Request = Gather every line in the records below that contains the word "Python".

Records shown =

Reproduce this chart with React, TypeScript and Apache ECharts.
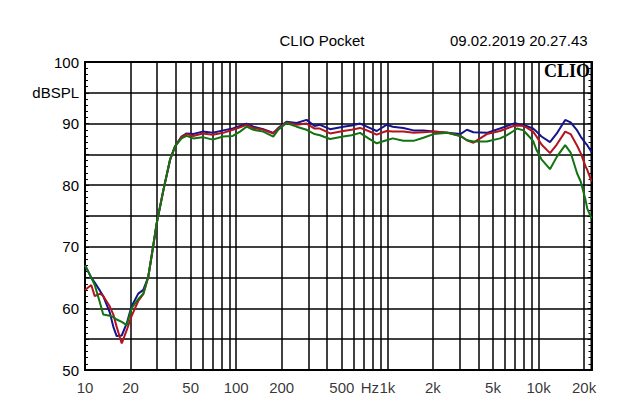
* * *
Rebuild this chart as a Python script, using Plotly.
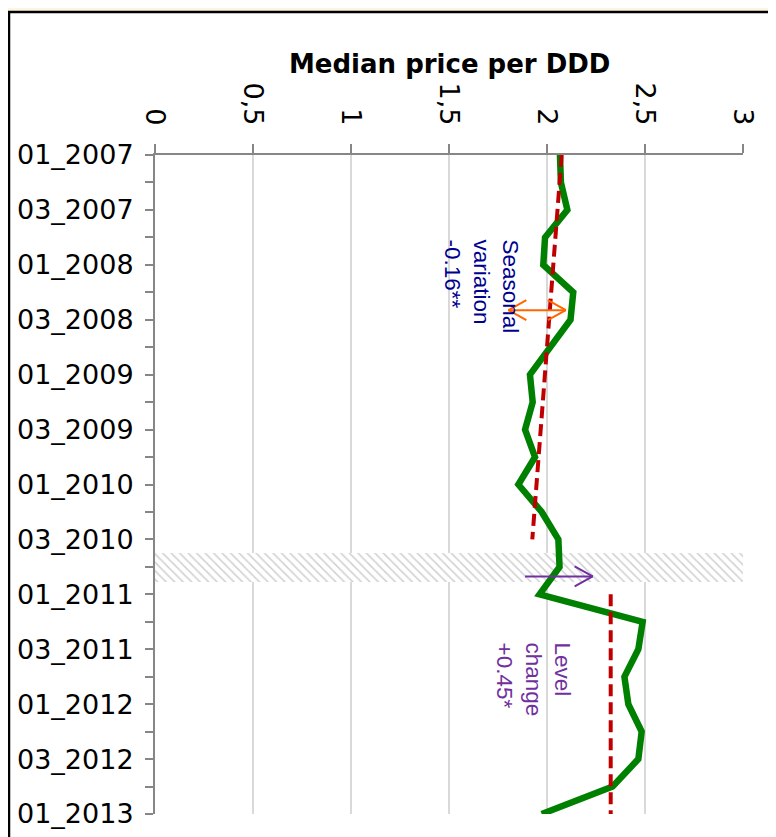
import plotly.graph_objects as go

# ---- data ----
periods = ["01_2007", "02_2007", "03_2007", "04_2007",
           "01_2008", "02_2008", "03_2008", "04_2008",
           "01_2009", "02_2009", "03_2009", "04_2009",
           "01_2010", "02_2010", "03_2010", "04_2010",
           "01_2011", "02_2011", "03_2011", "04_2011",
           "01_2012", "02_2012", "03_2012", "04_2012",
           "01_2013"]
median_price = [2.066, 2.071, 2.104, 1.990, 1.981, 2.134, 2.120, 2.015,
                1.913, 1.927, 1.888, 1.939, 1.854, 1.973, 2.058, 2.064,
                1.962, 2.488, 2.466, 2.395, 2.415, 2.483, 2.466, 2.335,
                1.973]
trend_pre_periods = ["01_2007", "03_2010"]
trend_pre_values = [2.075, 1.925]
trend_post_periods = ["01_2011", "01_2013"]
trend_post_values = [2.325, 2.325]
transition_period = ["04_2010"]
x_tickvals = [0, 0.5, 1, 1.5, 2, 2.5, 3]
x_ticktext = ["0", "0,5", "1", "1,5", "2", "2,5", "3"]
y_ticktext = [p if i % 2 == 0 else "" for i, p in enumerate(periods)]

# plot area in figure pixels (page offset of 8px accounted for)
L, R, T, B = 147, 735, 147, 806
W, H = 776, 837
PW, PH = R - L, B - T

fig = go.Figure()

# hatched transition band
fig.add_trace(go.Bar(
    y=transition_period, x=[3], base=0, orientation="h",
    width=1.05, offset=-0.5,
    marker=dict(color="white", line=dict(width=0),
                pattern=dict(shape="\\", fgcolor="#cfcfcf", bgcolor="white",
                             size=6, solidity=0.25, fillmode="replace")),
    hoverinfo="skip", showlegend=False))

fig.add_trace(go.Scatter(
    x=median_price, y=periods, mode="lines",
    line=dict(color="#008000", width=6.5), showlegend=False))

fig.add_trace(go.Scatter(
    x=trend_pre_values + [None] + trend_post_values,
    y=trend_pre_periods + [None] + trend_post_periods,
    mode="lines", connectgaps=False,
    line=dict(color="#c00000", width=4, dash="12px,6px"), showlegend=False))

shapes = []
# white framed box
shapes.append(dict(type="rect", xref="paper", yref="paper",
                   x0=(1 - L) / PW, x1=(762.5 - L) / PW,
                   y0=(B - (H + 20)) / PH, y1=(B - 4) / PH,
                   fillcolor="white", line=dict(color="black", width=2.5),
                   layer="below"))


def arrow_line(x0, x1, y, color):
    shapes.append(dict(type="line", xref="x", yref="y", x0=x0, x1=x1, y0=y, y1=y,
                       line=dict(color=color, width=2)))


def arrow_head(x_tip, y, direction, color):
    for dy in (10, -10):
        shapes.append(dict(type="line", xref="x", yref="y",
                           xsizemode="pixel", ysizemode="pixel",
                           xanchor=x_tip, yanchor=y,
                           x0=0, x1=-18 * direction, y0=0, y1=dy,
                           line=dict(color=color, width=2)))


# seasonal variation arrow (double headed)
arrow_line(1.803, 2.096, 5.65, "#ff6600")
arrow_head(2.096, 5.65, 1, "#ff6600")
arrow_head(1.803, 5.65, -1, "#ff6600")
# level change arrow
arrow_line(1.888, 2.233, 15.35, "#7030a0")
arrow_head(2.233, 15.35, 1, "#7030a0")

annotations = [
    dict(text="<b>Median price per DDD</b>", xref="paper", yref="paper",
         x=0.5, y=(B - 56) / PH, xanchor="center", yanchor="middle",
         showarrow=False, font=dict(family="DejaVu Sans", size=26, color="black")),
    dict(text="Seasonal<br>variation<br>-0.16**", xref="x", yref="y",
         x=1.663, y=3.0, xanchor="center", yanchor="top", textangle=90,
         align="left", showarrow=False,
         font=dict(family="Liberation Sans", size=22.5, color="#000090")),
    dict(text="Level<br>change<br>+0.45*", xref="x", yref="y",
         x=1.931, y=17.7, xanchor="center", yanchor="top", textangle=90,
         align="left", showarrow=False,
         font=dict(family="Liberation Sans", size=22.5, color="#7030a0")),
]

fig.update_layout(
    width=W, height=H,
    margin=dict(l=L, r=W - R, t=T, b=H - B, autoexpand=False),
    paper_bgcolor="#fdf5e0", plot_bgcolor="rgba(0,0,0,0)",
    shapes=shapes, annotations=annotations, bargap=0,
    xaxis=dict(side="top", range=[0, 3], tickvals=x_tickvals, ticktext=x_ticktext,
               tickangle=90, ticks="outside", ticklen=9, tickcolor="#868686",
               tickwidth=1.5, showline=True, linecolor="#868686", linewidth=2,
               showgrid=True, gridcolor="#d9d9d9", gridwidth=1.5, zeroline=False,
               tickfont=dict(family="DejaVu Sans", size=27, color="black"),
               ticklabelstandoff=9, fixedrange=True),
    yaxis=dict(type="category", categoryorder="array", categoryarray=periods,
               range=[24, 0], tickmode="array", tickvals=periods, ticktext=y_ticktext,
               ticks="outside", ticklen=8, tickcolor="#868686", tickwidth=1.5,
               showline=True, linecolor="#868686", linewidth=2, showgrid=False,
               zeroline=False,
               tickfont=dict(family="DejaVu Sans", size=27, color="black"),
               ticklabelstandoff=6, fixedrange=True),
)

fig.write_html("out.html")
==
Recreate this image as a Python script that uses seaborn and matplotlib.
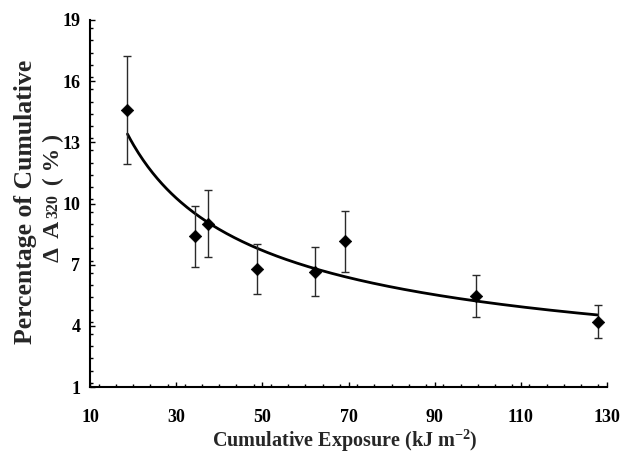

Output of the exercise =
Rebuild this chart as a Python script, using Plotly.
Recreate this image as a Python script that uses seaborn and matplotlib.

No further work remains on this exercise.